Netlify is best for teams with a broader platform decision, not just a Next.js decision.

If you’re a solo developer

I’d still usually say Vercel for Next.js.

The reason is simple: when you’re solo, your time matters even more. Platform friction hits harder because there’s nobody else to absorb it.

The exception is if you already know Netlify really well and your app is simple.

If you’re an agency

This one is more mixed.

If you build lots of varied marketing sites and smaller client projects, Netlify can be attractive because it works well across different frontend setups and content-driven sites.

If you’re building serious Next.js apps repeatedly, Vercel is still the safer bet.

If you’re a larger team with infra opinions

This is where Netlify gets more interesting.

Not because it’s better for Next.js in a pure technical sense, but because enterprise decisions are rarely pure technical decisions. Procurement, compliance, platform standards, support models, and architecture preferences all matter.

Still, if the app itself is heavily Next.js-native, Vercel will remain hard to beat.


Final opinion

Here’s my actual stance:

For Next.js specifically, Vercel is the better choice for most people.

Not because Netlify is weak. Not because Vercel is perfect. And definitely not because every project needs the “official-feeling” option.

It’s because the day-to-day experience tends to be smoother, the framework-platform fit is tighter, and the odds of weird production mismatches are lower.

That matters more than checklist comparisons.

Netlify is a good platform. I’d happily use it for plenty of frontend projects. I’d even use it for some Next.js projects if the team context made sense.

But if a friend asked me, “I’m building a real Next.js app — which should you choose?” I wouldn’t make it complicated.

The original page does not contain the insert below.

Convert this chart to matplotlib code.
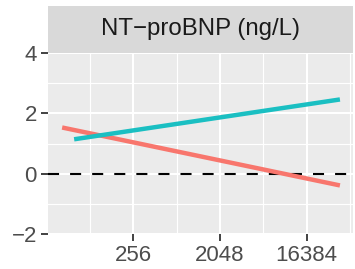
import matplotlib
matplotlib.use("Agg")
import matplotlib.pyplot as plt
import numpy as np

# Data (x in ng/L, log2 scale)
red_x = [46.5, 36300]
red_y = [1.53, -0.39]
teal_x = [62, 36300]
teal_y = [1.14, 2.46]
x_ticks = [256, 2048, 16384]
x_tick_labels = ["256", "2048", "16384"]
y_ticks = [-2, 0, 2, 4]
y_tick_labels = ["\u22122", "0", "2", "4"]
strip_title = "NT\u2212proBNP (ng/L)"

W, H = 355, 269
fig = plt.figure(figsize=(W / 100, H / 100), dpi=100)
plt.rcParams['font.family'] = ['Liberation Sans', 'DejaVu Sans']

pl, pr, pt, pb = 48, 353, 53, 234
ax = fig.add_axes([pl / W, 1 - pb / H, (pr - pl) / W, (pb - pt) / H])
ax.set_facecolor("#EBEBEB")
ax.set_xscale("log", base=2)
ax.set_xlim(2 ** 5.05, 2 ** 15.6)
ax.set_ylim(-2, 4)

# grid
for v in [2 ** 6.5, 2 ** 9.5, 2 ** 12.5, 2 ** 15.5]:
    ax.axvline(v, color="white", lw=0.8, zorder=0)
for v in [-1, 1, 3]:
    ax.axhline(v, color="white", lw=0.8, zorder=0)
for v in x_ticks:
    ax.axvline(v, color="white", lw=1.5, zorder=0)
for v in y_ticks:
    ax.axhline(v, color="white", lw=1.5, zorder=0)

ax.axhline(0, color="black", lw=1.5, dashes=(5.3, 5.3), zorder=2)
ax.plot(red_x, red_y, color="#F8766D", lw=3.2, solid_capstyle="butt", zorder=3)
ax.plot(teal_x, teal_y, color="#1ABFC2", lw=3.2, solid_capstyle="butt", zorder=3)

ax.set_xticks(x_ticks)
ax.set_xticklabels(x_tick_labels)
ax.set_yticks(y_ticks)
ax.set_yticklabels(y_tick_labels)
ax.xaxis.set_minor_locator(matplotlib.ticker.NullLocator())
ax.tick_params(axis="both", length=5, width=1.3, color="#333333",
               labelcolor="#4D4D4D", labelsize=16, pad=3)
for s in ax.spines.values():
    s.set_visible(False)

# strip
st, sb = 6, 53
sax = fig.add_axes([pl / W, 1 - sb / H, (pr - pl) / W, (sb - st) / H])
sax.set_facecolor("#D9D9D9")
sax.set_xticks([])
sax.set_yticks([])
for s in sax.spines.values():
    s.set_visible(False)
sax.text(0.5, 0.5, strip_title, ha="center", va="center", fontsize=17.3,
         color="#1A1A1A", transform=sax.transAxes)

fig.savefig("out.png", dpi=100)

I’d say: pick Vercel unless you have a clear reason not to.

That’s the honest answer.


FAQ

Is Vercel always better than Netlify for Next.js?

Not always, but usually.

If your app uses modern Next.js features heavily, Vercel is generally the best for that setup. If your project is simpler or your team already runs on Netlify, Netlify can still be a good choice.

What are the key differences between Vercel and Netlify for Next.js?

The main key differences are:

  • how native Next.js support feels
  • how quickly new Next.js features are supported
  • how predictable production behavior is
  • how pricing changes as usage grows
  • whether your team wants framework alignment or broader platform consistency

Which should you choose for a startup?

For most startups building their product in Next.js, I’d choose Vercel.

You’ll probably spend less engineering time dealing with platform edge cases. That often matters more than saving a bit on hosting early on.

Is Netlify cheaper than Vercel?

Sometimes, but not in a simple universal way.

It depends on traffic, build volume, image usage, functions, and team setup. The smarter question is which platform gives you the best trade-off between cost and engineering time.

Is Netlify good enough for Next.js?

Yes, for many projects it is.

That said, “good enough” and “best choice” are different things. If Next.js is central to your app and you want the smoothest path, Vercel is usually the stronger pick.